EXERCISE REQUIREMENTS ::
Take every line from the first down to the line with "ax = fig.add_axes([100" and set it down exactly, without the pictures.

— Begin DATASET EXCERPT —

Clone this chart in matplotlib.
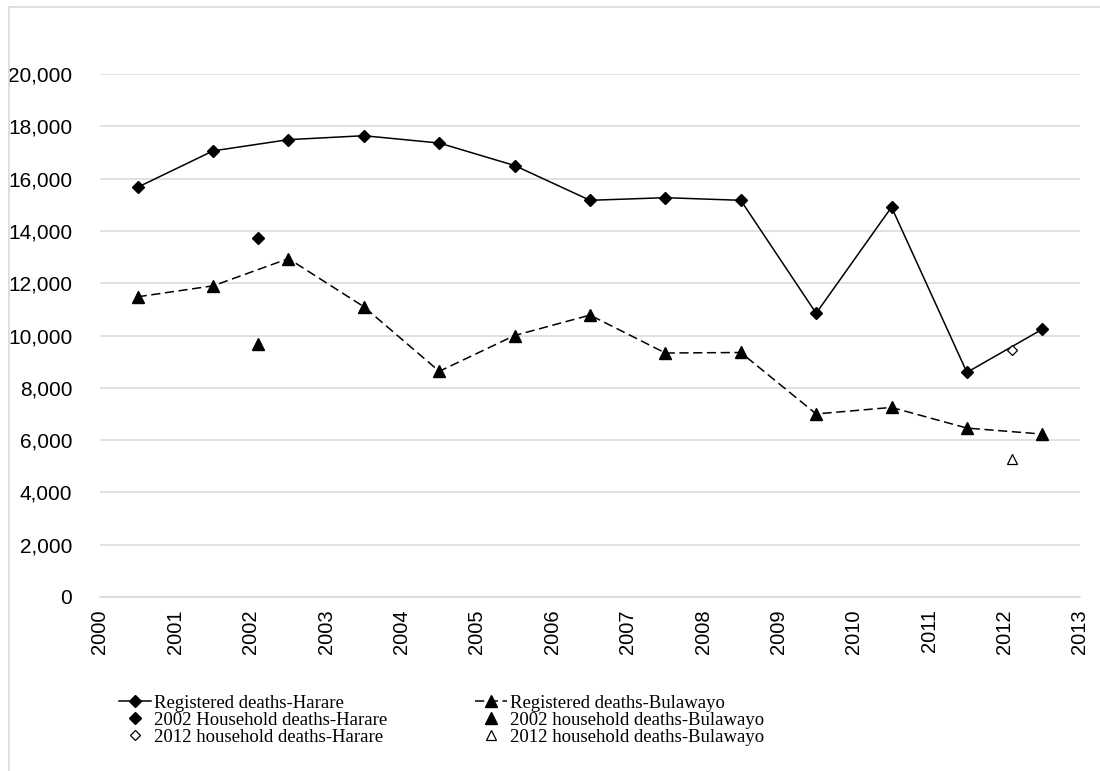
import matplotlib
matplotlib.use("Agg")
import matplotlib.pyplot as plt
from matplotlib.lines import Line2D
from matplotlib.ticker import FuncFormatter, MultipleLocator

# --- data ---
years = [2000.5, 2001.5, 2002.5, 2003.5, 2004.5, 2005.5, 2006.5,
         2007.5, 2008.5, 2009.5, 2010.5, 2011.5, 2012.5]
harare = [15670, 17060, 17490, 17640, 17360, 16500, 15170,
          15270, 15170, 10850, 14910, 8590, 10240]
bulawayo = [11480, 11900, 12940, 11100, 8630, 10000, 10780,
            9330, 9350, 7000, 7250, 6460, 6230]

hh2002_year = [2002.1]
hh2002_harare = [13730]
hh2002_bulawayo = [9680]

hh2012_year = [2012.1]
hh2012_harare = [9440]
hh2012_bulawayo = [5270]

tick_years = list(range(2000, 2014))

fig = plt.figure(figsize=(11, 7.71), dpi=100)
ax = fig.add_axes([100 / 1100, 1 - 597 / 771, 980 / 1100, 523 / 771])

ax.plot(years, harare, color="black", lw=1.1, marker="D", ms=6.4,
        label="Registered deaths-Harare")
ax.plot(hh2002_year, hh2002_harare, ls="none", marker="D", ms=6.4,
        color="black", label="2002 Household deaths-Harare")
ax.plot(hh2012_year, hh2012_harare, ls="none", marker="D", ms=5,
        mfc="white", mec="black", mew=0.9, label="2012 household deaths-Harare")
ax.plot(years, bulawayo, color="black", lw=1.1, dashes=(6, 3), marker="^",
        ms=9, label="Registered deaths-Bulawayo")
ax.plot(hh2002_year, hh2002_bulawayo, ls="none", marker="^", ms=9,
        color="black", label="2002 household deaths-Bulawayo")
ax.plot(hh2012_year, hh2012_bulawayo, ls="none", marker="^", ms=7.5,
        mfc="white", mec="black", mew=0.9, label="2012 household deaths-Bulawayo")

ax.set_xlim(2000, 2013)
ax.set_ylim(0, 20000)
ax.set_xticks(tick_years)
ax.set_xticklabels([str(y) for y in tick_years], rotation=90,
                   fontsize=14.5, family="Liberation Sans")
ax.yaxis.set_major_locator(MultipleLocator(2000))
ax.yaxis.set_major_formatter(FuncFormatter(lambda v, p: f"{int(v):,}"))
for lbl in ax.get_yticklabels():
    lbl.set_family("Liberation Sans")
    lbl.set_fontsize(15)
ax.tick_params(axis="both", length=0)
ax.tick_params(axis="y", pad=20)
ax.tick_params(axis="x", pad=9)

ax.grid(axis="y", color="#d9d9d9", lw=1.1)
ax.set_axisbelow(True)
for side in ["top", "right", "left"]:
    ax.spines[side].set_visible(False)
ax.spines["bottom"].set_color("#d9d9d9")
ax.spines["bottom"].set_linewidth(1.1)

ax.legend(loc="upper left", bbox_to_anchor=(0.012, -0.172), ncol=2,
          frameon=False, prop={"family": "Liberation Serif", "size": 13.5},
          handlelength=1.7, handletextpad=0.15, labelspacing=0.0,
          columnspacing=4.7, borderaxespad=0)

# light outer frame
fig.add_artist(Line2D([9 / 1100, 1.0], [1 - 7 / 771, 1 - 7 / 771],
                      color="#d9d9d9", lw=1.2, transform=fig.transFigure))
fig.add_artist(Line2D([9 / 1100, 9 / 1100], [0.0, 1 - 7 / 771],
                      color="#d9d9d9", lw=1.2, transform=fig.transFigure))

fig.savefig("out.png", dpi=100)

— End DATASET EXCERPT —

EXERCISE RESPONSE ::
Clone this chart in matplotlib.
import matplotlib
matplotlib.use("Agg")
import matplotlib.pyplot as plt
from matplotlib.lines import Line2D
from matplotlib.ticker import FuncFormatter, MultipleLocator

# --- data ---
years = [2000.5, 2001.5, 2002.5, 2003.5, 2004.5, 2005.5, 2006.5,
         2007.5, 2008.5, 2009.5, 2010.5, 2011.5, 2012.5]
harare = [15670, 17060, 17490, 17640, 17360, 16500, 15170,
          15270, 15170, 10850, 14910, 8590, 10240]
bulawayo = [11480, 11900, 12940, 11100, 8630, 10000, 10780,
            9330, 9350, 7000, 7250, 6460, 6230]

hh2002_year = [2002.1]
hh2002_harare = [13730]
hh2002_bulawayo = [9680]

hh2012_year = [2012.1]
hh2012_harare = [9440]
hh2012_bulawayo = [5270]

tick_years = list(range(2000, 2014))

fig = plt.figure(figsize=(11, 7.71), dpi=100)
ax = fig.add_axes([100 / 1100, 1 - 597 / 771, 980 / 1100, 523 / 771])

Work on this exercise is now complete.